Никас Сафронов относится к той категории «деятелей», примелькавшихся в светской хронике, собственно о личности которых знают гораздо больше, чем о том, чем конкретно они занимаются. Этакая Ксюша Собчак с кисточкой. Но нашему НГХМ, куда привезли выставку Никаса, надо отдать должное. Хоть мне и не очень по нраву то, что бюджет, собранный из наших налогов, осваивают именно таким образом, при этом загибая беспрецедентные для новосибирских выставочных площадок цены на билеты, все же отрадно видеть, что музей осваивает эти бюджеты не лишь бы освоить, а с грамотным маркетинговым прицелом. Такого количества людей, толпившихся в двух небольших зальчиках и части коридора третьего этажа, я давно не видела в НГХМ. «Гламурненько, готичненько, сюрреалистичненько», — комментировали картины мэтра две рядом стоящие со мной девушки. Ну что ж, лучших характеристик работам Сафронова я бы и не придумала.
Сказать, что Сафронов — это пошлость, все равно что не сказать ничего. Да все это и так знают, так что поговорим об этом более детально. Пошлость лично Сафронова начинается непосредственно с билетика на выставку — фирменного, глянцевитого, с вензелями и фотографией самого художника в живописной позе альфа-самца. Сафронов любит роскошь. Герои его полотен — это, как правило, либо готичные замки, либо светские лица в антуражах и одежах минувших эпох. Вот Роман Абрамович с глупой улыбкой и в латах, вот непохожий на себя Леонардо ДиКаприо в стиле Возрождения и с какой-то неестественно оттопыренной нижней губой, вот Джордж Клуни в напудренном парике, вот Пауло Коэльо, чья вдумчивая голова запечатлена на фоне полки с книгами.
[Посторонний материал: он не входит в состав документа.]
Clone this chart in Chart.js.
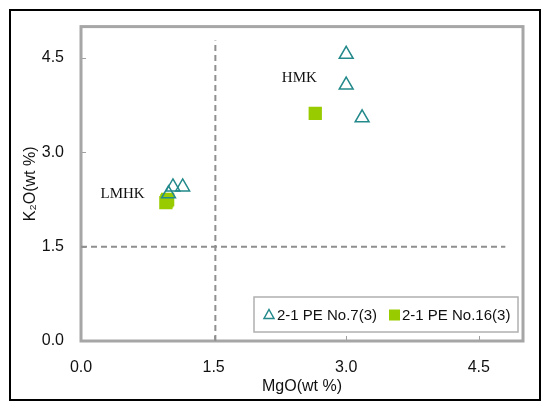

Не забыл Сафронов и о своем отце, которого запечатлел исполненным благородства в костюме венецианского дожа. Не забыл и о себе, нарисовав автопортрет с претензией на Дюрера. И если в случае с Екатериной Рождественской подобные светские фото в исторических образах воспринимаются не более чем шутка, то здесь, помимо чудовищного пафоса, не покидает ощущение, что над нами издеваются. Именно такое чувство испытываешь, глядя на портрет Джоди Фостер, вокруг которой вдруг плавают рыбки, или на портрет Моники Беллуччи на фоне павлиньих перьев — последний настолько вульгарен, что весьма гармонично смотрелся бы в кабине дальнобойщика вместо замусленных наклеек с «роковыми женщинами». Ну а во что Сафронов превратил Юрия Никулина, нарисовав его бюст в античном стиле, лучше и вовсе не смотреть, пройдя мимо зажмурившись.
Помимо роскоши и дорогих тяжелых багетов под золото, в которые помещены все без исключения работы Сафронова, Никас любит мировое искусство, причем той любовью, с которой рисовальщик комиксов дербанит поп-культуру. Тут вырвал кусок из Боттичелли, просто перерисовав его в меру собственного таланта, тут отпустил неловкий реверанс Магритту, вместо яблока пририсовав персонажу картины часовой механизм на месте лица, тут, тут и еще раз 10 позаимствовал кое-что у Дали, тут перерисовал Вавилонскую башню Брейгеля, а тут пририсовал Моне Лизе усы с припиской «Улыбка Дали», как будто и не было на белом свете Дюшана, уже точно так же похулиганившего.
Все прочие картины Сафронова, особенно пейзажные или рождественско-открыточные, уверена, пошли бы на ура в переходах метро — настолько напрашивается эта аналогия. Зелень такая зеленая, небо такое голубое, на голову девушке, страдающей от корявостей перспективы, льется водопад, под сводами многочисленных готичных замков и соборов летают полупрозрачные романтические призраки. А вот и собственные креативные ноу-хау Никаса — в картине «Утро» у короля, видимо, изображающего это утро, сидя на троне, вместо лица — яичница, которой, видимо, надлежало символизировать солнце, а на картине «Девушка в море» ягодицы девушки, обращенной к зрителю с тыла, выпукло свисают прямо с подрамника, как бы теснясь в пространстве картины. А вообще, конечно, на полном серьезе заниматься критикой Никаса Сафронова — дело неблагодарное. Спасибо, что смешной, как говорится.